Bertsch, at ¶ 8 (quoting Reiser v. Reiser, 2001 ND 6, ¶ 15, 621 N.W.2d 348 (citations omitted)). “A court must make specific findings supported by evidence of the parties’ financial needs and conditions to award attorney fees.” Martinson v. Martinson, 2010 ND 110, ¶ 14, 783 N.W.2d 633.
[¶ 34] An attorney’s fees award is within the trial court’s sound discretion and will not be set aside absent an abuse of discretion. Bertsch, 2006 ND 31, ¶ 8, 710 N.W.2d 113. A trial court abuses its discretion when it acts in an arbitrary, unreasonable, or unconscionable manner, misinterprets or misapplies the law, or its decision is not the product of a rational mental process leading to a reasoned determination. Martinson, 2010 ND 110, ¶ 15, 783 N.W.2d 633. “ [A [district] court acts in an arbitrary, unreasonable, or unconscionable manner when its *330decision is not the product of a rational mental process by which the facts and law relied on are stated and considered together for the purpose of achieving a reasoned and reasonable determination.’ ” Id. (quoting Terry v. Terry, 2002 ND 2, ¶ 4, 638 N.W.2d 11).
[¶ 35] Schulte argues the trial court erred in denying her request for attorney’s fees and costs. Schulte argues that without utilizing her property settlement award, she has no funds to pay her attorney’s fees while Kramer has given up income from Bobcat and Swanson Apartments, has disposable income after his court-ordered obligations, and has a pension at Bobcat. Kramer seemingly concedes that the trial court made no specific findings regarding Schulte’s request for attorney’s fees, but argues this Court may rely upon implied findings when the record enables us to understand the factual determinations.
[¶ 36] Here, in not awarding Schulte’s attorney’s fees, the trial court made no findings explaining its decision, nor did the court appear to engage in an analysis of the criteria under N.D.C.C. § 14-05-23. See, e.g., Heller v. Heller, 367 N.W.2d 179, 184-85 (N.D.1985) (reversing and remanding trial court’s denial of attorney’s fees when decision rested exclusively on availability of unencumbered assets and this Court was unsure whether “all applicable criteria” were considered). Although Kramer urges us to rely on implied findings in light of the trial court’s elimination of Kramer’s support obligations, we are unable to discern whether the court considered all applicable criteria.
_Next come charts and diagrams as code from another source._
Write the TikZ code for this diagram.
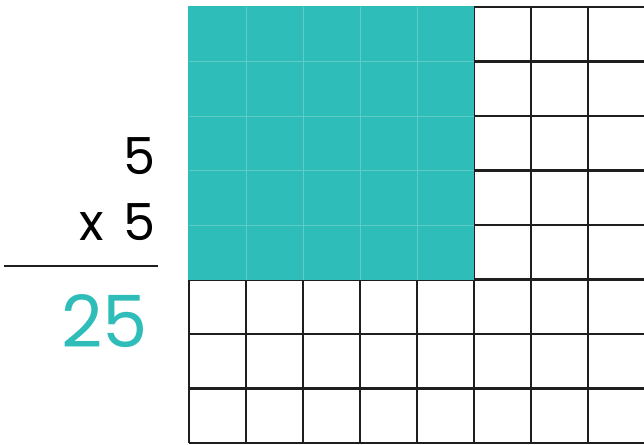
\documentclass[tikz,border=0pt]{standalone}
\usepackage{fontspec}
\setmainfont{Poppins}
\definecolor{tealfill}{HTML}{2FBDB9}
\definecolor{teallight}{HTML}{5FCCC8}
\definecolor{gridblack}{HTML}{1E1E1E}

\begin{document}
\begin{tikzpicture}[
    x=1pt, y=-1pt,
    cellline/.style={line width=2.2pt, gridblack},
    faintline/.style={line width=1pt, teallight},
    factor/.style={anchor=base east, inner sep=0pt, font=\fontsize{51}{51}\selectfont},
    product/.style={anchor=base east, inner sep=0pt, text=tealfill, font=\fontsize{72}{72}\selectfont},
  ]
  \useasboundingbox (0,0) rectangle (644,444);
  \fill[white] (0,0) rectangle (644,444);

  % ── Grid of cells (8 x 8) ──
  \foreach \i in {0,...,8}
    \draw[cellline] ({189+57*\i},7) -- ({189+57*\i},443);
  \foreach \j in {0,...,8}
    \draw[cellline] (189,{7+54.5*\j}) -- (650,{7+54.5*\j});

  % ── Shaded 5 x 5 block ──
  \fill[tealfill] (188,6) rectangle (474,279.5);
  \foreach \i in {1,...,4}
    \draw[faintline] ({189+57*\i},7) -- ({189+57*\i},279.5);
  \foreach \j in {1,...,4}
    \draw[faintline] (189,{7+54.5*\j}) -- (474,{7+54.5*\j});

  % ── Multiplication ──
  \node[factor] (top) at (156,174) {5};
  \node[factor] (bottom) at (156,240) {x\hspace{20pt}5};
  \coordinate (rulel) at (4,266);
  \coordinate (ruler) at (158,266);
  \draw[line width=1.5pt, gridblack] (rulel) -- (ruler);
  \node[product] (result) at (148,347) {25};

\end{tikzpicture}
\end{document}
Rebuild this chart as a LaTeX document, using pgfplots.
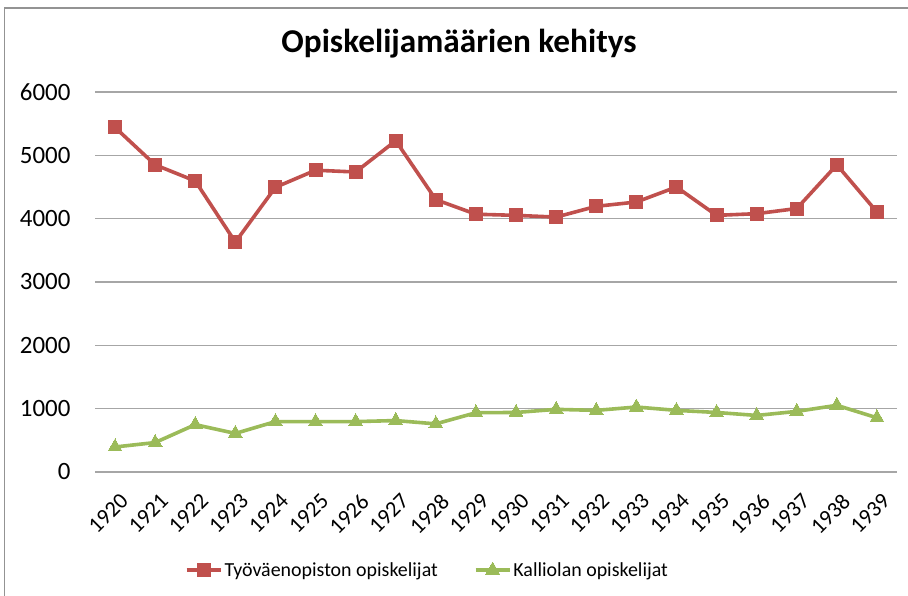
\documentclass[border=0pt]{standalone}
\usepackage{pgfplots}
\pgfplotsset{compat=1.18}
\usepackage{fontspec}
\setmainfont{Carlito}
\definecolor{redS}{HTML}{C0504D}
\definecolor{greenS}{HTML}{9BBB59}
\definecolor{gridc}{HTML}{A6A6A6}
\begin{document}
\begin{tikzpicture}
\useasboundingbox (0,0) rectangle (908bp,596bp);
\draw[color=gray!85, line width=1.5bp] (4.5bp,-2bp) -- (4.5bp,588bp) -- (912bp,588bp);
\node[anchor=base, font=\fontsize{33.4}{38}\selectfont\bfseries] at (459bp,543bp) {Opiskelijamäärien kehitys};
\begin{axis}[
  at={(95bp,124bp)}, anchor=south west,
  scale only axis, width=802bp, height=380bp,
  xmin=-0.5, xmax=19.5, ymin=0, ymax=6000,
  axis line style={draw=none},
  ytick={0,1000,...,6000},
  xtick={0,...,19},
  xticklabels={1920,1921,1922,1923,1924,1925,1926,1927,1928,1929,1930,1931,1932,1933,1934,1935,1936,1937,1938,1939},
  ymajorgrids, grid style={color=gridc, line width=1.2bp},
  major tick length=0pt,
  tick style={draw=none},
  /pgf/number format/assume math mode=true,
  /pgf/number format/1000 sep={},
  yticklabel style={font=\fontsize{25}{30}\selectfont, anchor=east, xshift=-21bp},
  xticklabel style={font=\fontsize{22.5}{27}\selectfont, inner sep=0pt, xshift=4bp, yshift=-20bp, rotate=45, anchor=north east},
  legend style={at={(0.4145,-0.258)}, anchor=center, draw=none, fill=none, legend columns=2, font=\fontsize{20}{24}\selectfont,
    /tikz/every even column/.append style={column sep=34bp}, inner sep=0pt, cells={anchor=west}},
  legend image code/.code={\draw[mark repeat=2,mark phase=2] plot coordinates {(0bp,0bp) (17bp,0bp) (34bp,0bp)};},
]
\addplot[color=redS, line width=3.6bp, mark=square*, mark size=6.5bp, mark options={solid, line width=0pt}] coordinates {
(0,5440) (1,4850) (2,4595) (3,3630) (4,4495) (5,4765) (6,4737) (7,5230) (8,4300) (9,4070)
(10,4052) (11,4025) (12,4195) (13,4263) (14,4500) (15,4052) (16,4079) (17,4160) (18,4850) (19,4105)};
\addlegendentry{Työväenopiston opiskelijat}
\addplot[color=greenS, line width=3.6bp, mark=triangle*, mark size=8bp, mark options={solid, line width=0pt}] coordinates {
(0,395) (1,465) (2,748) (3,609) (4,796) (5,796) (6,796) (7,812) (8,760) (9,936)
(10,940) (11,989) (12,973) (13,1026) (14,973) (15,940) (16,893) (17,957) (18,1053) (19,856)};
\addlegendentry{Kalliolan opiskelijat}
\end{axis}
\end{tikzpicture}
\end{document}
Therefore, to the extent the court denied Schulte’s attorney’s fees request, we reverse and remand for a determination of whether to award attorney’s fees in accordance with our criteria under N.D.C.C. § 14-05-23.
V
[¶ 37] We conclude that Kramer’s reduction in income was self-induced; the trial court applied an erroneous view of the law; and it clearly erred in finding a material change in circumstances justifying a complete elimination of spousal support. We affirm in part, reverse in part, and remand for proceedings consistent with this opinion.
[¶ 38] GERALD W. VANDE WALLE, C.J., and CAROL RONNING KAPSNER, JJ., concur.